Findings demonstrate that focusing solely on annual electricity demand understates the economic impact of warming on the power sector. Peak load growth from higher temperatures drives disproportionate increases in required capacity and capital investments. Integrating subannual load dynamics, regional heterogeneity, socioeconomic evolution, and multisector interactions is essential for robust long-term capacity expansion planning. Electricity trade can mitigate localized impacts by shifting where capacity is added, decoupling capacity build locations from local peak temperature changes. The results also show strong sensitivity to socioeconomic pathways, implying that future demographic and economic trajectories will significantly influence the scale and composition of temperature-induced investments and capacity expansion.
This study advances electric sector planning by endogenizing temperature-driven, subannual load dynamics within a multisector, state-level framework (GCAM-USA), linking heating/cooling service demands to capacity and investment outcomes. Under SSP2/RCP 8.5, temperature changes modestly raise annual generation but substantially increase installed capacity and cumulative investments, with notable spatial heterogeneity and a central role for trade. The work highlights the need to plan for peak loads, consider socioeconomic uncertainty, and account for multisectoral interactions.
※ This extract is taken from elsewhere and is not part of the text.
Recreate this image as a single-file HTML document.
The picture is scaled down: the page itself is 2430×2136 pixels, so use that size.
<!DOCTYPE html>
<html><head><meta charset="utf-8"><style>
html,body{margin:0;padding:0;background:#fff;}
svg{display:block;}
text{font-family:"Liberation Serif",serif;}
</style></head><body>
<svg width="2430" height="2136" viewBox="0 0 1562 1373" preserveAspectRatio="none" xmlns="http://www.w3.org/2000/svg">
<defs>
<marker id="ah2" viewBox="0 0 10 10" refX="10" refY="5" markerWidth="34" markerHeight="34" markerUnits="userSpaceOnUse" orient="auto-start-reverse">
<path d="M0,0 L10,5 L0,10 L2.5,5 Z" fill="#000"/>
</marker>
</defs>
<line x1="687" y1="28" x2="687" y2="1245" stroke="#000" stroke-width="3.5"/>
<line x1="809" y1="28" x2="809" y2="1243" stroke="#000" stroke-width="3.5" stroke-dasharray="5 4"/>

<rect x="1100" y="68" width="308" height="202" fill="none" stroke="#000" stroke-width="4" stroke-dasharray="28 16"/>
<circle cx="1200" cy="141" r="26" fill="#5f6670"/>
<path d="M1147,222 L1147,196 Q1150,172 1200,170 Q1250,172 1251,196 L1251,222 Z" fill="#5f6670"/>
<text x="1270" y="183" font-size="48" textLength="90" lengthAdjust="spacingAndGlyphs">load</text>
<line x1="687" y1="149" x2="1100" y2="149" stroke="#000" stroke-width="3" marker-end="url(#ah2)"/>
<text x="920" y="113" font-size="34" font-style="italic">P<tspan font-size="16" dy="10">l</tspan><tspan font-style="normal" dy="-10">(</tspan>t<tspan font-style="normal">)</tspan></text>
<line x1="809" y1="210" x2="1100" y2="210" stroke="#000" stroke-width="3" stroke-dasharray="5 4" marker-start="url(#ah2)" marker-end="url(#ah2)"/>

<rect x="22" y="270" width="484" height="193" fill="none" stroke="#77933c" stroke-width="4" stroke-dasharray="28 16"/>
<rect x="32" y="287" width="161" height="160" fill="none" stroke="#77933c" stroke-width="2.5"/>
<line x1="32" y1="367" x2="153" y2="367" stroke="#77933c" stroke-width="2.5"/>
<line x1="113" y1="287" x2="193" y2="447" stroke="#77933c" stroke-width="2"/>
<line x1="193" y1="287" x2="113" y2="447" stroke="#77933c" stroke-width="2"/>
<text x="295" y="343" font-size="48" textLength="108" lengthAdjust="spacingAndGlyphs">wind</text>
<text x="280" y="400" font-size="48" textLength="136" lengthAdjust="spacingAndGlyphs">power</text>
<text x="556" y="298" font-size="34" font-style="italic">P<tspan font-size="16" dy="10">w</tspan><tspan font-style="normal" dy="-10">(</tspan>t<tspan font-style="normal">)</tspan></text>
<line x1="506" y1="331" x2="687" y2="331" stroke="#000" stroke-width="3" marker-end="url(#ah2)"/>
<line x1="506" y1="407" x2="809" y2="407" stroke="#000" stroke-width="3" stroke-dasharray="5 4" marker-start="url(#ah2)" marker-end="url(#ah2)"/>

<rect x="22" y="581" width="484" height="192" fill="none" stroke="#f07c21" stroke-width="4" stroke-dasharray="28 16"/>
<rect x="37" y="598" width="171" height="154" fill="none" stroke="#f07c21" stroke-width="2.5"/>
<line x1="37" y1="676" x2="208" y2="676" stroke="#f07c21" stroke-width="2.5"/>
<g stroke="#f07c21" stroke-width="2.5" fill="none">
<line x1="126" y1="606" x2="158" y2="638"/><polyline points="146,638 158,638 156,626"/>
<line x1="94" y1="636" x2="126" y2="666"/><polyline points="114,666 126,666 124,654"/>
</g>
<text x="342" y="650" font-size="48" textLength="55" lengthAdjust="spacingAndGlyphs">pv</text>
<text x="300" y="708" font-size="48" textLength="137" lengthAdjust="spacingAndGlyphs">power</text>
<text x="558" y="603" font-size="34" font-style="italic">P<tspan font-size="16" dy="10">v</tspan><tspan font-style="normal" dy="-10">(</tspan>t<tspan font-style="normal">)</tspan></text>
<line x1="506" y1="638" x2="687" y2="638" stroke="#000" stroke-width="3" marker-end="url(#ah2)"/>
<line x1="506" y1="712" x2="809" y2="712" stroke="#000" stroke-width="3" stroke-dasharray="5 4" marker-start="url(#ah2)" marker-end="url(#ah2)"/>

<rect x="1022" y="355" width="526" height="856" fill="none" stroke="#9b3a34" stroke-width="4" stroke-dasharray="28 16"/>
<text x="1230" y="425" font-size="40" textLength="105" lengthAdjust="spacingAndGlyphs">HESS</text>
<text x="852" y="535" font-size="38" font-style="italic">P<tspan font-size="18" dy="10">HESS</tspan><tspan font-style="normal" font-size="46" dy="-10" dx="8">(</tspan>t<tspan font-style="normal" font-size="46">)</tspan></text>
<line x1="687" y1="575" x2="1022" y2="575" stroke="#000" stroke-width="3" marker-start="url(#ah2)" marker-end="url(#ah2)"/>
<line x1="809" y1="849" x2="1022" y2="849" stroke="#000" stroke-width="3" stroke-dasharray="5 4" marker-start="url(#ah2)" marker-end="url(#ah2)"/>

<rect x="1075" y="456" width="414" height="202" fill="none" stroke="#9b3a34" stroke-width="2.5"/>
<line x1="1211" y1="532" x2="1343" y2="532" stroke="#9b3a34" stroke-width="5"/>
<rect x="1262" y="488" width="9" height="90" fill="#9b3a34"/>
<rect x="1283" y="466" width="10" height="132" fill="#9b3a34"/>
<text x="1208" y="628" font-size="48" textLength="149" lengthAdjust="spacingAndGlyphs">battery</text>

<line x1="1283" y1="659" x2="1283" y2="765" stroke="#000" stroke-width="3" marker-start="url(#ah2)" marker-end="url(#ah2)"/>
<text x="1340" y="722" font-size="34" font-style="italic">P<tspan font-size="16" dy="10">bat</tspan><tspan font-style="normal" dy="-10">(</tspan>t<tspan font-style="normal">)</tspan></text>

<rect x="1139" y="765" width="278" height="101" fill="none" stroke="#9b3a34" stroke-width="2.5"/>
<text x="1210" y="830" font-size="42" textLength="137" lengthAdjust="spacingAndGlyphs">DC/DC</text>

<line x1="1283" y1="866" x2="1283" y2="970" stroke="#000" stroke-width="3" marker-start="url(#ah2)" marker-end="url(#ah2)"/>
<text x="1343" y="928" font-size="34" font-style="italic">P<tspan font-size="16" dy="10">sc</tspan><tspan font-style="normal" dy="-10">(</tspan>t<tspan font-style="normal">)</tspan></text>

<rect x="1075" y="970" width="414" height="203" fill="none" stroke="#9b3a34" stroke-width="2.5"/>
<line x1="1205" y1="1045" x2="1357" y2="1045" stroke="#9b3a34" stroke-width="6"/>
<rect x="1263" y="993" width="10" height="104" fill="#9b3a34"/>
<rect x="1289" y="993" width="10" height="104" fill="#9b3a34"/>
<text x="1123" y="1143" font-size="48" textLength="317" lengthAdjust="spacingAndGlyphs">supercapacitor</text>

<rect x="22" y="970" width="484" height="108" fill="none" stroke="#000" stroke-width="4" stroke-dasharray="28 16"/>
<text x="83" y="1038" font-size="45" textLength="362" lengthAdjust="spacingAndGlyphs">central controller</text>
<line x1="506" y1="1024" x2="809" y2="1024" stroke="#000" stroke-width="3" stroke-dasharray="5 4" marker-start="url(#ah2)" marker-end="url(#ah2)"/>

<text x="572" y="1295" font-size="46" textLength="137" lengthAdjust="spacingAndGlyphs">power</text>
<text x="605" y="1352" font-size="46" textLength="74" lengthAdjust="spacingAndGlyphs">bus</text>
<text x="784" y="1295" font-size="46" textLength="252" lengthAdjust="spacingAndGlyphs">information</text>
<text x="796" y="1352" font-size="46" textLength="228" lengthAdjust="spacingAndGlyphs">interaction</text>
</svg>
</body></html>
Future research directions include: exploring alternative climate scenarios (e.g., RCP 4.5) and their system-wide transformations; incorporating state-level policies (e.g., RPS, SB100, CAFÉ) and electrification trends; assessing different reserve margins; evaluating expanded transmission and alternative trade patterns; quantifying roles for storage, load-levelling, and demand response; and examining EV penetration and charging strategies on temperature-induced peak impacts.
- Climate scenario scope: Core analysis uses a single climate model realization (CESM-CCSM4) under RCP 8.5; results may differ with warmer/cooler ensemble members or alternative RCPs.
- Impact scope: Focuses on temperature effects on buildings’ heating/cooling services and subannual electricity load profiles; does not quantify climate impacts on energy resources, agricultural yields, water availability, or other sectors.
- Policy exclusion: Does not include state-level policies (e.g., SB100, RPS) or transportation policies (e.g., CAFÉ), which could alter technology mix and investment patterns.
- Modeling assumptions: Fixed 15% reserve margin; myopic, dynamic-recursive decision-making; fixed load profiles for transport and industry; unconstrained intra-regional trade and calibrated interregional trade; absence of explicit storage and demand response modeling.
- Uncertainty analysis: No full uncertainty exploration across combined SSP-RCP spaces; sensitivity shown only for population/economic growth (SSP3/SSP5).
- Economic evaluation: Reported capital investments are undiscounted (with discounted values in supplemental materials); results sensitive to discount rate assumptions.